How to Determine the True value of your Home

There are those who say that the true value of your home is what someone is prepared to pay for it. While this is true in an ideal world, the housing market is more complex than that. Of course, you want to achieve top dollar for that home. It’s probably the largest investment you have ever made, so how do you know what the true value is and who do you trust to tell you? The problem that arises from depending too heavily on someone’s opinion is that they may just want to achieve a quick sale, and undercut the true value of the bricks and mortar you invested in.


Be aware of what the housing market is doing in your locality. It’s important to compare like for like. Often people make the mistake of confusing the prices of different kinds of homes. It’s fairly straightforward to do a survey of homes which have sold in your area, rather than homes which are for sale. The price being demanded for homes within your area may not be a realistic picture of what the going rate is. People are optimistic and try for a higher price than they will actually achieve.

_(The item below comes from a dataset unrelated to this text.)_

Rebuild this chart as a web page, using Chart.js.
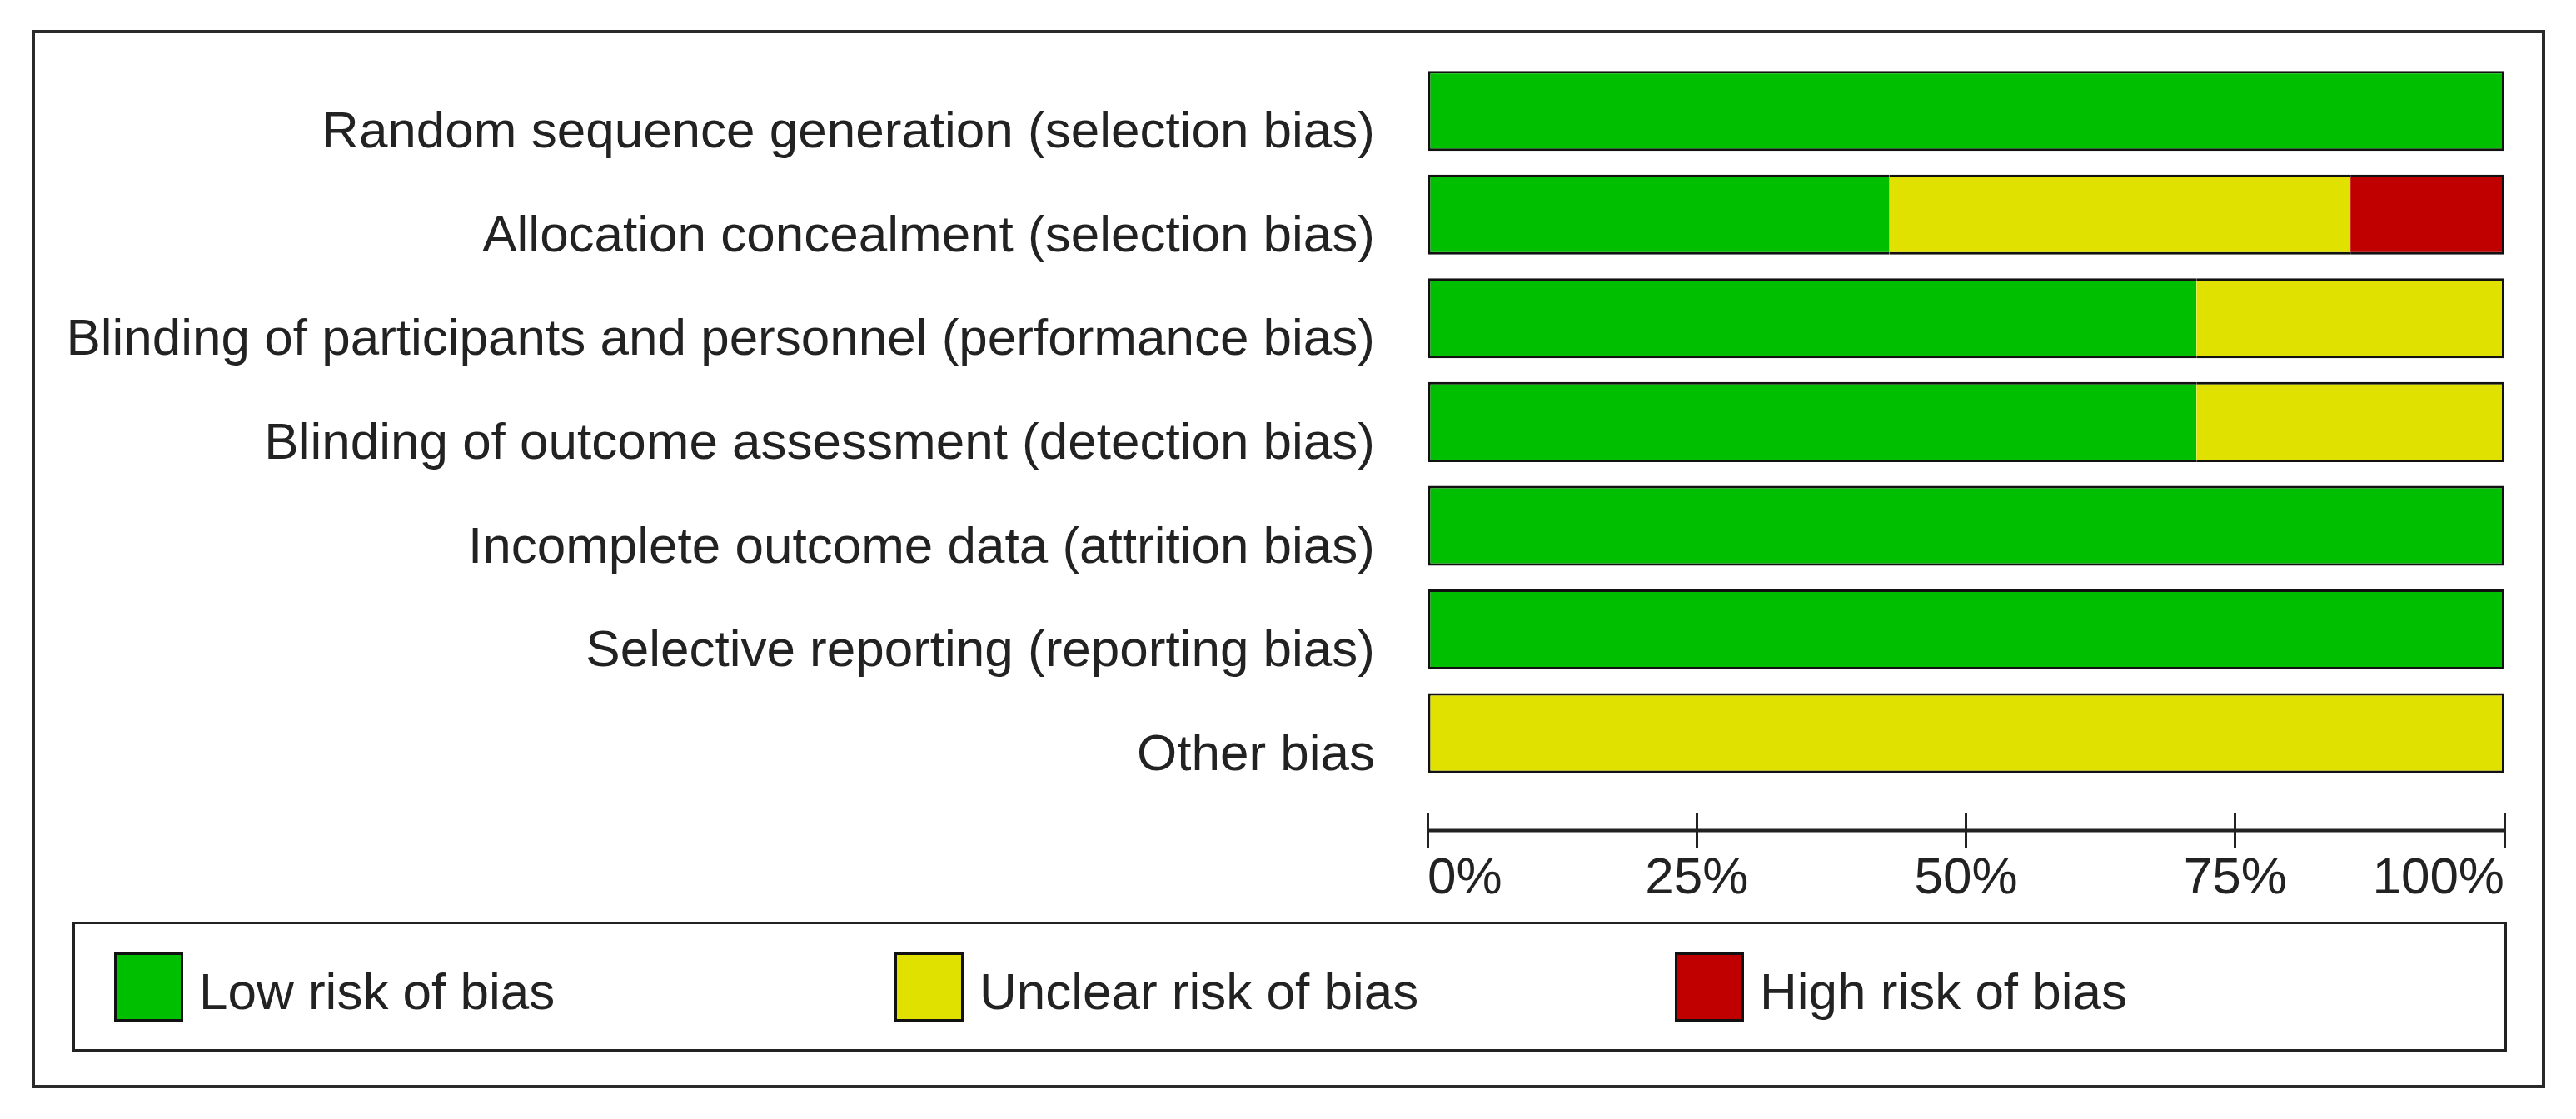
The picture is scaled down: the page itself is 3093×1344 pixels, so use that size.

If you can look at homes which show up in estate agent windows as sold, you can compare the following aspects to see how your home compares to others:


Is the area suited to the kind of market you are selling to? The area dictates a lot when it comes to price. An executive home on a family housing estate for example will not sell at the same price as an executive home within easy commuting distance to businesses. Look at what you have for sale and the suitability of the area in which it is placed. This helps you to compare similar property which has been sold recently, and establish an idea of what value to place on your home.

State of the home.

Try to take a look at pictures on websites or in estate agent offices of interiors of homes which have sold. Chances are that websites are a better bet, since they may not yet have taken the photographs off the website. How does your home compare? Is it in great condition? How much modification would a potential purchaser have to do to get the home into shape? If the house is run down, it will achieve a lower price than one which is tidy and ready to sell.

Accommodation and square footage.

The square footage does come into play, as many offer a much larger living area than others. Look at house prices for similar sized homes. Look at whether the homes which sold had garages, pool, garden area etc., and compare what you have to offer.

Get ready to market the house.

Before asking professionals to give you a valuation, get your home ready for inspection. The initial inspection of the home often dictates the kind of price which will be achieved. Make sure that all repairs are done, that the house looks neat and tidy, and that space is maximized. The best way to do this is to neutralize the color of paintwork, pack away all the things which make the home look smaller and be ready to present it in a marketable manner.

Compare prices of agencies.

Invite several estate agencies to come and value the home. These are people who sell houses every day, but a surprising trend will occur. The prices they put on your home will differ, and it’s not always wise to go with the agent who gives the highest price. They may find that the house stays on the market longer and will inevitably ask you to reduce the price after a period of time. Read over the prices you are given and compare what the agents say, so that you can establish what a reasonable valuation is.

Points to remember.

People borrowing money to buy your home will have to get a valuation to determine that there is sufficient equity in your home for them to borrow money. These valuations are not the current market value, so beware. These are valuations which are performed by financial institutions to establish whether the home would realize the amount loaned if the buyer did not pay their mortgage. This is where two price ranges occur. The foreclosure value of your home is always going to be less than the current market value.

Still have doubts about the real value?

In this case, it’s worthwhile asking for a Comparative Market Analysis. This can be obtained from estate agents, and you don’t have to settle for one analysis. The figures used in a comparative market analysis or CMA are based on the following criteria:

Sales achieved in the last year.

Active and expired property listings.

Current amount of houses for sale.

When you think of it, it’s pretty obvious that things are for ever changing. The CMA tells you information on value based on current trends. For example, when the housing market is stagnant and houses are not moving, the value of the home would be less. In a market where there isn’t much available for sale, but there are many people seeking homes, this would help the price to rise. This report helps to establish the going rate for the home, though doesn’t have to be adhered to. It is merely an informed guide.

The investment in a home is a huge one for individuals. More expensive than any other kind of day to day investment, to achieve the best possible price, all of the above should be investigated before selling the home. Set the price too high, and the property remains on the books as unsold. Set it too low, and the home sells very quickly but may not realize the full potential. The price put on the home should be set a little high to allow for negotiation, since most savvy purchasers will want to feel they have struck a bargain. Once a price has been agreed upon as the value of your home, purchasers then have a feel for the viability of buying your house as a potential investment for their future.